Markus Zusaks „Die Bücherdiebin“ hätte ich mir wahrscheinlich nie gekauft. Ein Jugendroman über die Nazizeit erinnert mich eigentlich zu sehr an die Schulzeit. Zum Glück hab ich es zum Geburtstag geschenkt bekommen, sonst wäre mir dieses Buch durch die Lappen gegangen. Der Schenkerin möchte ich deshalb hier nochmals ausdrücklich danken!
Die Bücherdiebin ist die kleine Liesel, die von ihrer Mutter zu Beginn des Zweiten Weltkriegs zu Pflegeeltern nach München gegeben wird. Ihr erstes Buch stiehlt sie bei der Beerdigung ihres kleinen Bruders. Mit dem „Handbuch für Totengräber“ bringt ihr Pflegevater ihr in den folgenden Monaten das Lesen bei. Auf ihrer Reise durch die Wirrungen des Krieges wird sie weitere Bücher stehlen.
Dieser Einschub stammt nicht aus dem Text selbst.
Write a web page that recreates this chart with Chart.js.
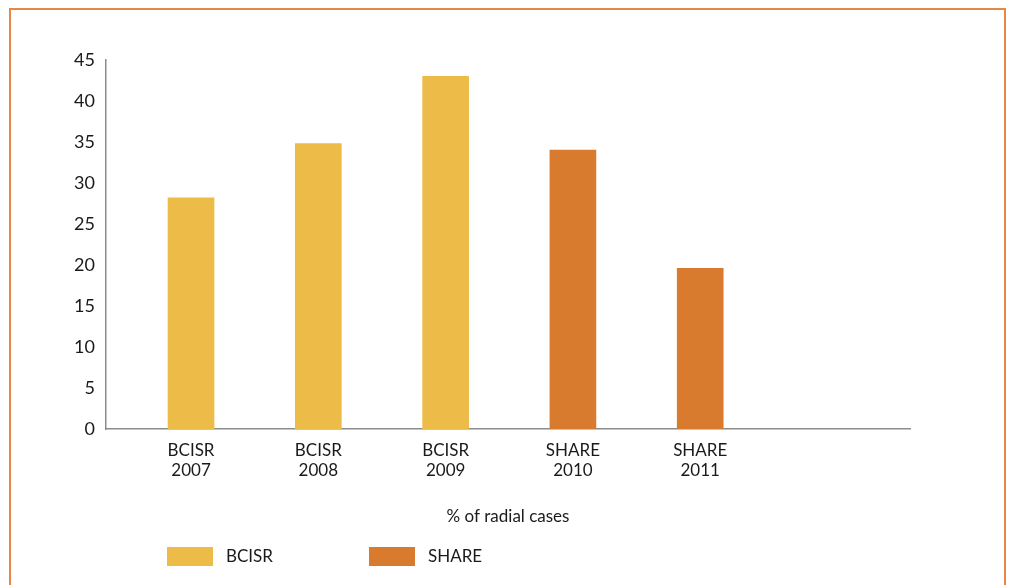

Das wichtigste Buch wird ihr aber von einer besonderen Person geschenkt. Ihr Pflegevater hat im Ersten Weltkrieg ein Versprechen abgegeben, welches nun eingefordert wird: der jüdische Faustkämpfer Max findet im Keller Unterschlupf und schreibt dort eine Geschichte nur für Liesel. Während ringsum alles langsam im Chaos versinkt, steuert auch die kleine Welt der Liesel Meminger unaufhaltsam der Katastrophe entgegen. Der Leser erfährt dies bereits schnell. Schuld ist der Erzähler. Die Geschichte wird nämlich von keinem geringeren als dem Tod persönlich erzählt. Er hat eine Schwäche für Menschen, die lesen und die Bücher lieben und erweist sich als großartiger Erzähler.
Noch ein Buch über den Krieg und das Dritte Reich dachte ich, als ich das Buch in den Händen hielt. Aber Markus Zusak schafft es, den Leser über den Erzähler schnell in den Bann zu ziehen. Wer wäre besser geeignet über diese dunkle Epoche zu berichten, als der Tod höchstpersönlich? Zusak läßt ihn ohne erhobenen Zeigefinger traurig und schön zu gleich erzählen. Die Charaktere werden facettenreich dargestellt und wachsen im Laufe das Buches über sich hinaus. Nicht nur Liesel, sondern auch ihre Pflegeltern und ihr kleiner Freund Rudi, der ständig darauf versessen ist einen Kuss von Liesel zu ergattern. Er wird ihn erst bekommen, als alles zu spät ist.
Es sind neben den Personen die zahlreichen kleinen Anekdoten, die dieses Buch so liebenswert machen. Ein Schneemann im Keller, die Jesse-Owens-Sache oder die wunderbaren Bilder aus Max‘ Buch für Liesel. Weil man bereits am Anfang erfährt – ohne alles zu erfahren – wie die Geschichte endet, möchte man der kleinen Liesel ständig ins Ohr flüstern „tu es“. Selten hat ein Buch in mir solche Emotionen hervorgerufen. Für mich ist „Die Bücherdiebin“ die Entdeckung des Jahres. Absolute Leseempfehlung!